MARS 1999
An Exclusive Preview of a U.S.-Soviet Human Mission
Brian O'Leary
Stackpole Books, 1987
160 pp., $14.95
THE MARS PROJECT
Journeys Beyond the Cold War
Sen. Spark M. Matsunaga
New York: Hill & Wang, 1984.
216 pp., $17.95
A U.S. senator and a scientist/astronaut have, in spite of their different backgrounds and starting points, reached a similar conclusion: The United States should pursue a manned mission to Mars. In addition, each traces, in a very personal way, his search for areas of cooperation between the United States and the Soviet Union that could be substituted for competition between the two superpowers.
The Mars Project is an absorbing story, well told by a man of obvious goodwill and intelligence--a practical dreamer. Between 1982 and 1985, Sen. Spark Matsunaga of Hawaii has introduced seven congressional resolutions for international cooperation in space.
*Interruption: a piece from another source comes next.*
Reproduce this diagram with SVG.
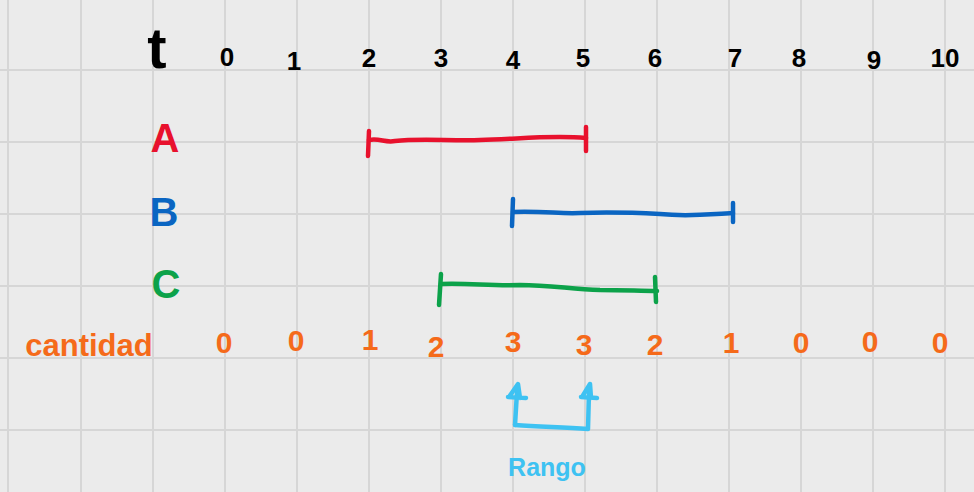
<svg xmlns="http://www.w3.org/2000/svg" width="974" height="492" viewBox="0 0 974 492">
<style>
.grid{stroke:#d6d6d6;stroke-width:2}
.axis{font-family:"Liberation Sans",Arial,sans-serif;font-size:26px;font-weight:bold;fill:#000;text-anchor:middle}
.lbl{font-family:"Liberation Sans",Arial,sans-serif;font-size:40px;font-weight:bold;text-anchor:middle}
.cnt{font-family:"Liberation Sans",Arial,sans-serif;font-size:30px;font-weight:bold;fill:#f56a1a;text-anchor:middle}
.seg{fill:none;stroke-width:4.5;stroke-linecap:round;stroke-linejoin:round}
</style>
<rect width="974" height="492" fill="#ebebeb"/>
<g id="grid">
<g class="grid">
<line x1="8" y1="0" x2="8" y2="492"/><line x1="81" y1="0" x2="81" y2="492"/><line x1="153" y1="0" x2="153" y2="492"/><line x1="225" y1="0" x2="225" y2="492"/><line x1="297" y1="0" x2="297" y2="492"/><line x1="369" y1="0" x2="369" y2="492"/><line x1="441" y1="0" x2="441" y2="492"/><line x1="513" y1="0" x2="513" y2="492"/><line x1="585" y1="0" x2="585" y2="492"/><line x1="657" y1="0" x2="657" y2="492"/><line x1="729" y1="0" x2="729" y2="492"/><line x1="801" y1="0" x2="801" y2="492"/><line x1="873" y1="0" x2="873" y2="492"/><line x1="945" y1="0" x2="945" y2="492"/>
<line x1="0" y1="70" x2="974" y2="70"/><line x1="0" y1="142" x2="974" y2="142"/><line x1="0" y1="214" x2="974" y2="214"/><line x1="0" y1="286" x2="974" y2="286"/><line x1="0" y1="358" x2="974" y2="358"/><line x1="0" y1="430" x2="974" y2="430"/>
</g>
</g>
<g id="axis">
<text x="157" y="68" style="font-family:'Liberation Sans',Arial,sans-serif;font-size:58px;font-weight:bold;fill:#000;text-anchor:middle">t</text>
<text class="axis" x="227" y="66">0</text>
<text class="axis" x="294" y="70">1</text>
<text class="axis" x="369" y="67">2</text>
<text class="axis" x="441" y="67">3</text>
<text class="axis" x="513" y="69">4</text>
<text class="axis" x="583" y="67">5</text>
<text class="axis" x="655" y="67">6</text>
<text class="axis" x="735" y="67">7</text>
<text class="axis" x="799" y="67">8</text>
<text class="axis" x="874" y="69">9</text>
<text class="axis" x="945" y="67">10</text>
</g>
<g id="rowA">
<text class="lbl" x="165" y="152" fill="#e8112d">A</text>
</g>
<g id="rowB">
<text class="lbl" x="164" y="226" fill="#0a65c2">B</text>
</g>
<g id="rowC">
<text class="lbl" x="166" y="298" fill="#0ca24a">C</text>
</g>
<g id="connectors">
<g stroke="#e8112d" class="seg">
<path d="M369,140 C380,138 385,143 395,141 C420,138 450,141 480,140 C520,139 550,135 586,138"/>
<path d="M369,131 L368,156"/>
<path d="M586,127 L586,151"/>
</g>
<g stroke="#0a65c2" class="seg">
<path d="M513,212 C545,211 560,214 580,213 C610,212 640,213 660,214 C690,217 710,214 733,213"/>
<path d="M513,199 L512,226"/>
<path d="M733,203 L733,222"/>
</g>
<g stroke="#0ca24a" class="seg">
<path d="M441,284 C470,283 490,286 520,285 C550,285 570,289 600,290 C625,290 640,291 657,291"/>
<path d="M441,274 L439,305"/>
<path d="M655,277 L656,302"/>
</g>
<g stroke="#3ec2f2" class="seg">
<path d="M515,425 L517,392"/>
<path d="M509,397 L518,384 L520,398 M508,397 L526,398"/>
<path d="M515,425 C540,427 560,427 588,429 L589,392"/>
<path d="M582,397 L590,384 L591,398 M581,397 L597,398"/>
</g>
</g>
<g id="cantidad">
<text class="cnt" x="89" y="356" style="font-size:31px">cantidad</text>
<text class="cnt" x="224" y="353">0</text>
<text class="cnt" x="296" y="351">0</text>
<text class="cnt" x="370" y="350">1</text>
<text class="cnt" x="436" y="357">2</text>
<text class="cnt" x="513" y="352">3</text>
<text class="cnt" x="584" y="355">3</text>
<text class="cnt" x="655" y="355">2</text>
<text class="cnt" x="731" y="353">1</text>
<text class="cnt" x="801" y="353">0</text>
<text class="cnt" x="870" y="352">0</text>
<text class="cnt" x="940" y="353">0</text>
</g>
<g id="rango">
<text x="547" y="476" style="font-family:'Liberation Sans',Arial,sans-serif;font-size:25px;font-weight:bold;fill:#3ec2f2;text-anchor:middle">Rango</text>
</g>
</svg>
He hopes that "aggressive" cooperation can improve U.S.-Soviet relations by increasing contact between the two societies. He envisions a concerted effort to increase our exchanges with the Soviet scientific technical elite, who are presumed to be repressed by the KGB but anxious to have contact with their colleagues in other nations. Yet, Matsunaga recognizes that in the past we have had to withdraw from similar cooperative endeavors when the Soviet nation has egregiously misbehaved, for example, by marching into Afghanistan. With no illusion about the Soviet system then, he wrestles with two major questions:
·How can the United States cooperate with a political system that not only practices international aggression but withholds elementary freedoms for its own people?
·How can such cooperation be carried out without the transfer of technology that may have military value?
The answers may lie in the coordination of space projects and the exchange of scientific research data, rather than in the joint development of hardware or in joint space missions. "Joint" projects would not only lock us into a rigid time schedule with the Soviets, forcing us to cooperate even if their regime acts contrary to our other and more vital international interests. Furthermore, joint projects, almost by definition, involve some transfer of advanced technology that could be harmful to our national security.
Matsunaga expresses the general impatience of the public with the detailed esoterics of space science; he tells planetary astronomer David Morrison, "Frankly, whether or not there is nitrogen or hydrogen on Venus or Jupiter doesn't excite me very much." But Matsunaga recognizes the special attraction of Mars, the Red Planet, which has been the focus of intense speculation for more than a century.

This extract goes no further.